Give me your best shot
What's the best way to win an argument with someone you're dating? What's your fighting strategy?
This question came up while reading a post by Mimi over at Sexagenarian and the City, who writes a fairly in-depth blow-by-blow on a fight with her beau. I got pulled into it because it really showed the back-and-forth: we're OK, oh wait, no we're not, let me pick a fight over something silly, OK, we're really fine now kinda fights that I really abhor. Like with most things that are unpleasant, I just want to get it over with. Let's hash it out, admit we're wrong and fast-forward to the making up.

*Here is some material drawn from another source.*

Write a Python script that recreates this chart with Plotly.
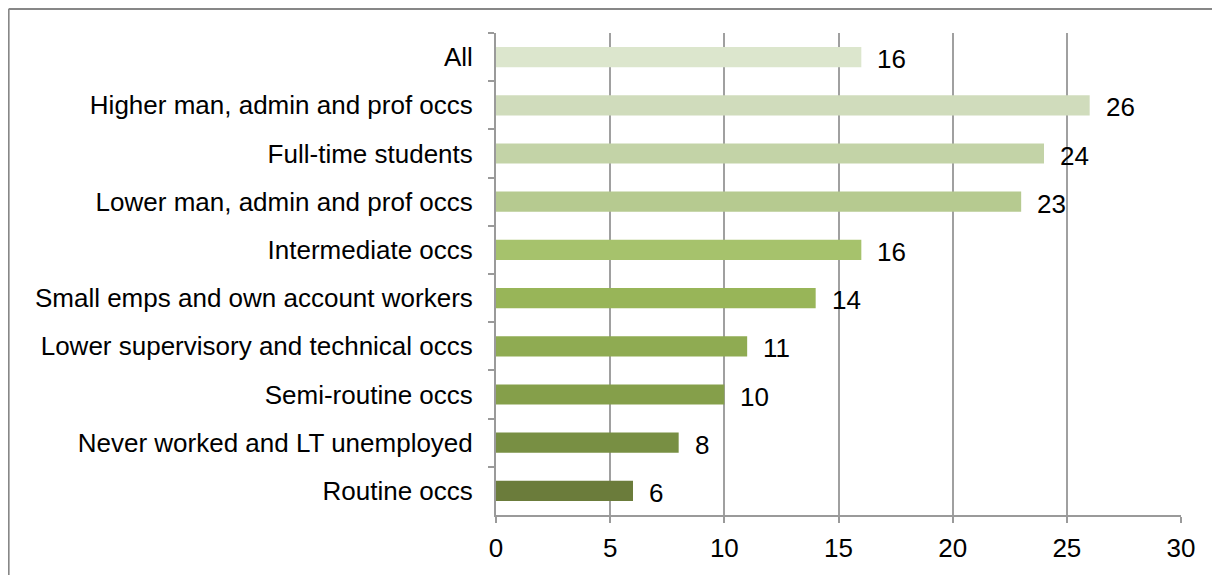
import plotly.graph_objects as go

# groups, top to bottom as in the chart
groups = [
    "All",
    "Higher man, admin and prof occs",
    "Full-time students",
    "Lower man, admin and prof occs",
    "Intermediate occs",
    "Small emps and own account workers",
    "Lower supervisory and technical occs",
    "Semi-routine occs",
    "Never worked and LT unemployed",
    "Routine occs",
]
values = [16, 26, 24, 23, 16, 14, 11, 10, 8, 6]
bar_colors = [
    "#dce6cd", "#d0dcbc", "#c3d3a7", "#b6ca90", "#a6c26c",
    "#98b558", "#8fab52", "#859f4a", "#788f43", "#6b7c3b",
]
x_ticks = [0, 5, 10, 15, 20, 25, 30]

FONT = "Liberation Sans, Arial, sans-serif"

fig = go.Figure(go.Bar(
    x=values,
    y=groups,
    orientation="h",
    marker=dict(color=bar_colors, line=dict(width=0)),
    hoverinfo="x+y",
))

# value labels a little to the right of each bar
for g, v in zip(groups, values):
    fig.add_annotation(
        x=v, y=g, text=str(v), showarrow=False,
        xanchor="left", xshift=14, yshift=-2,
        font=dict(family=FONT, size=26, color="#000000"),
    )

# outer frame (only the left and top edges are visible)
fig.add_shape(type="line", xref="paper", yref="paper",
              x0=-0.7115, x1=-0.7115, y0=1.05, y1=-0.2,
              line=dict(color="#878787", width=2))
fig.add_shape(type="line", xref="paper", yref="paper",
              x0=-0.7115, x1=1.1, y0=1.05, y1=1.05,
              line=dict(color="#878787", width=2))

# the page adds an 8px body margin, so the figure is 8px smaller
fig.update_layout(
    width=1212, height=567,
    margin=dict(l=488, r=39, t=25, b=58),
    paper_bgcolor="white", plot_bgcolor="white",
    bargap=0.58,
    showlegend=False,
    font=dict(family=FONT, size=26, color="#000000"),
)
fig.update_xaxes(
    range=[0, 30], tickvals=x_ticks,
    showgrid=True, gridcolor="#a0a0a0", gridwidth=1.5,
    showline=True, linecolor="#9a9a9a", linewidth=2,
    ticks="outside", ticklen=6, tickcolor="#9a9a9a", tickwidth=2,
    zeroline=False,
    tickfont=dict(family=FONT, size=26),
    ticklabelstandoff=3,
)
fig.update_yaxes(
    autorange="reversed", type="category",
    showline=True, linecolor="#9a9a9a", linewidth=2,
    ticks="outside", tickson="boundaries", ticklen=6,
    tickcolor="#9a9a9a", tickwidth=2,
    showgrid=False,
    tickfont=dict(family=FONT, size=26),
    ticklabelstandoff=16,
)

fig.write_html("out.html")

But it doesn't quite work that way a lot of the time. I wrote a column back in September about winning fights, and in the process, I found a not-so-upstanding strategy for winning a fight on Lifehacker:
If someone starts yelling to get their point across, don't respond -- just let them go on and on. Remain so silent that they eventually start wondering if you are even listening. It doesn't matter what the issue was, you will have won the argument.
When I wrote the column, all the people I talked to -- experts and people on the street -- gave nice suggestions (listen to your mate, compromise, don't go to bed angry) but no fun, down-and-dirty tactics. So, I'm going to try again. This week, inspired by Mimi's post, I wanna know your tricks for winning an argument with your S.O.
Do you play dead? (AKA, agree to whatever their saying) Do you win them with reason? (I'm sure that never works.) I had a friend, who, when desperate, would distract her boyfriend with sex. It wasn't the best solution, but it shut him up for the time being and gave them both a happier outlook when they started the conversation again.
Whatever your fight strategy is, whether it's sulking, sighing or sexing, I want to know. I'll post my five favorite fighting tactics on Friday.
(Photo by Col6085 at stock.xchng)


Comments
I use a variation of the Lifehacker joint. I do talk but I lower my voice and ask: "Why can't we be reasonable. I'm sure we can discuss this like two adults. There's no need to yell."
Posted by: Amadeo | June 9, 2008 7:44 PM
There's a Will Ferrell SNL skit where he plays a father. The family is sitting down to eat and inevitably ends up arguing. Ferrell makes the funniest and most pathetic argument ever, and yells, "I drive a Dodge Stratus!"
Whenever my boyfriend and I argue, he yells that at me. It's usually enough to jolt me out of my bad mood and we forget what we were fighting about. :)
Posted by: R | June 10, 2008 9:38 AM
In addition to the delay (Kansas City Shuffle post from today), I totally do the pout.
I mean, it tends to be gender-specific, but it's not (always) intentional! And it totally works, whether you want him to come home from work early, give you a back rub or admit that his mother is overbearing.